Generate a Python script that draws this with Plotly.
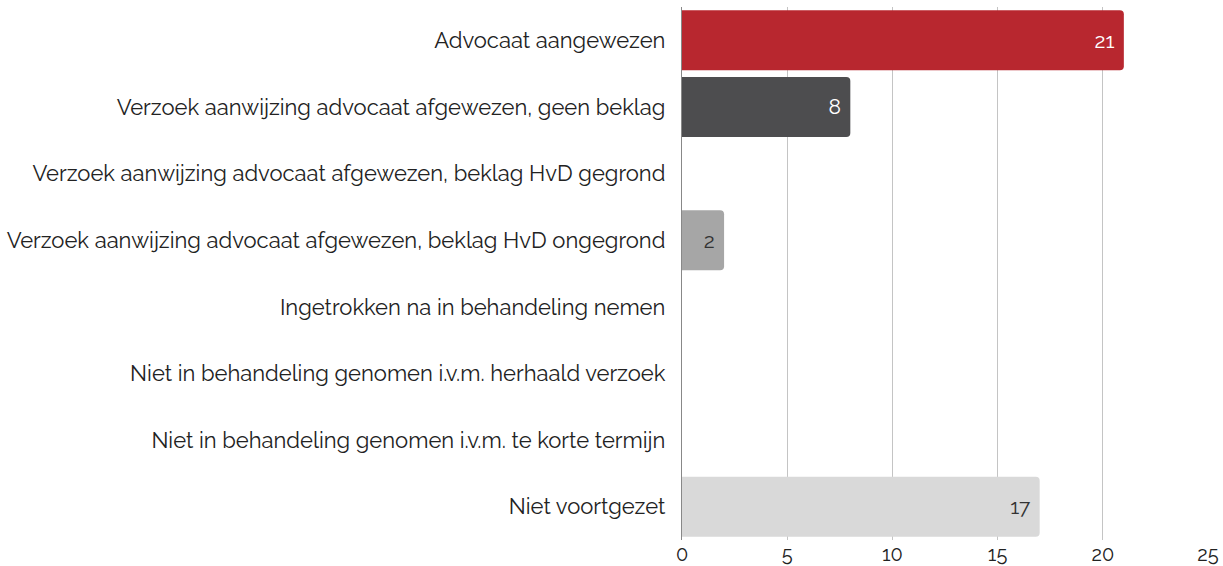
import plotly.graph_objects as go

categories = [
    "Advocaat aangewezen",
    "Verzoek aanwijzing advocaat afgewezen, geen beklag",
    "Verzoek aanwijzing advocaat afgewezen, beklag HvD gegrond",
    "Verzoek aanwijzing advocaat afgewezen, beklag HvD ongegrond",
    "Ingetrokken na in behandeling nemen",
    "Niet in behandeling genomen i.v.m. herhaald verzoek",
    "Niet in behandeling genomen i.v.m. te korte termijn",
    "Niet voortgezet",
]
values = [21, 8, 0, 2, 0, 0, 0, 17]
bar_colors = ["#B8272F", "#4D4D4F", "#7F7F7F", "#A6A6A6", "#8C8C8C", "#8C8C8C", "#8C8C8C", "#D9D9D9"]
text_colors = ["white", "white", "white", "#333333", "#333333", "#333333", "#333333", "#333333"]
tick_vals = [0, 5, 10, 15, 20, 25]

font_family = "Raleway, Lato, 'Open Sans', sans-serif"

fig = go.Figure(
    go.Bar(
        x=values,
        y=categories,
        orientation="h",
        marker=dict(color=bar_colors, cornerradius=4, line=dict(width=0)),
        width=0.9,
        text=[(str(v) + "\u00a0") if v else "" for v in values],
        textposition="inside",
        insidetextanchor="end",
        textfont=dict(family=font_family, size=21, color=text_colors),
        cliponaxis=False,
        hoverinfo="skip",
    )
)

fig.update_layout(
    width=1223,
    height=566,
    margin=dict(l=682, r=15, t=7, b=26, autoexpand=False),
    paper_bgcolor="white",
    plot_bgcolor="white",
    showlegend=False,
    font=dict(family=font_family, size=20, color="#222222"),
    bargap=0.1,
)
fig.update_xaxes(
    range=[0, 25],
    tickvals=tick_vals,
    showgrid=True,
    gridcolor="#C4C4C4",
    gridwidth=1,
    zeroline=False,
    showline=False,
    ticks="",
    automargin=False,
    tickfont=dict(size=20, color="#222222"),
)
fig.update_yaxes(
    autorange="reversed",
    showline=True,
    linecolor="#888888",
    linewidth=1,
    ticks="",
    ticksuffix="  ",
    automargin=False,
    tickfont=dict(size=22, color="#222222"),
)

fig.write_html(
    "out.html",
    config={"displayModeBar": False},
    post_script="document.body.style.margin='0';document.body.style.overflow='hidden';",
)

● ● ● ●

OBJECTIVE » Only lines belong in the copy: transcribe those from the start of the data through the line that contains "tick_vals = [0, 5, 10, 15, 20, 25]", and skip the pictures.

RIGHT ANSWER »
Generate a Python script that draws this with Plotly.
import plotly.graph_objects as go

categories = [
    "Advocaat aangewezen",
    "Verzoek aanwijzing advocaat afgewezen, geen beklag",
    "Verzoek aanwijzing advocaat afgewezen, beklag HvD gegrond",
    "Verzoek aanwijzing advocaat afgewezen, beklag HvD ongegrond",
    "Ingetrokken na in behandeling nemen",
    "Niet in behandeling genomen i.v.m. herhaald verzoek",
    "Niet in behandeling genomen i.v.m. te korte termijn",
    "Niet voortgezet",
]
values = [21, 8, 0, 2, 0, 0, 0, 17]
bar_colors = ["#B8272F", "#4D4D4F", "#7F7F7F", "#A6A6A6", "#8C8C8C", "#8C8C8C", "#8C8C8C", "#D9D9D9"]
text_colors = ["white", "white", "white", "#333333", "#333333", "#333333", "#333333", "#333333"]
tick_vals = [0, 5, 10, 15, 20, 25]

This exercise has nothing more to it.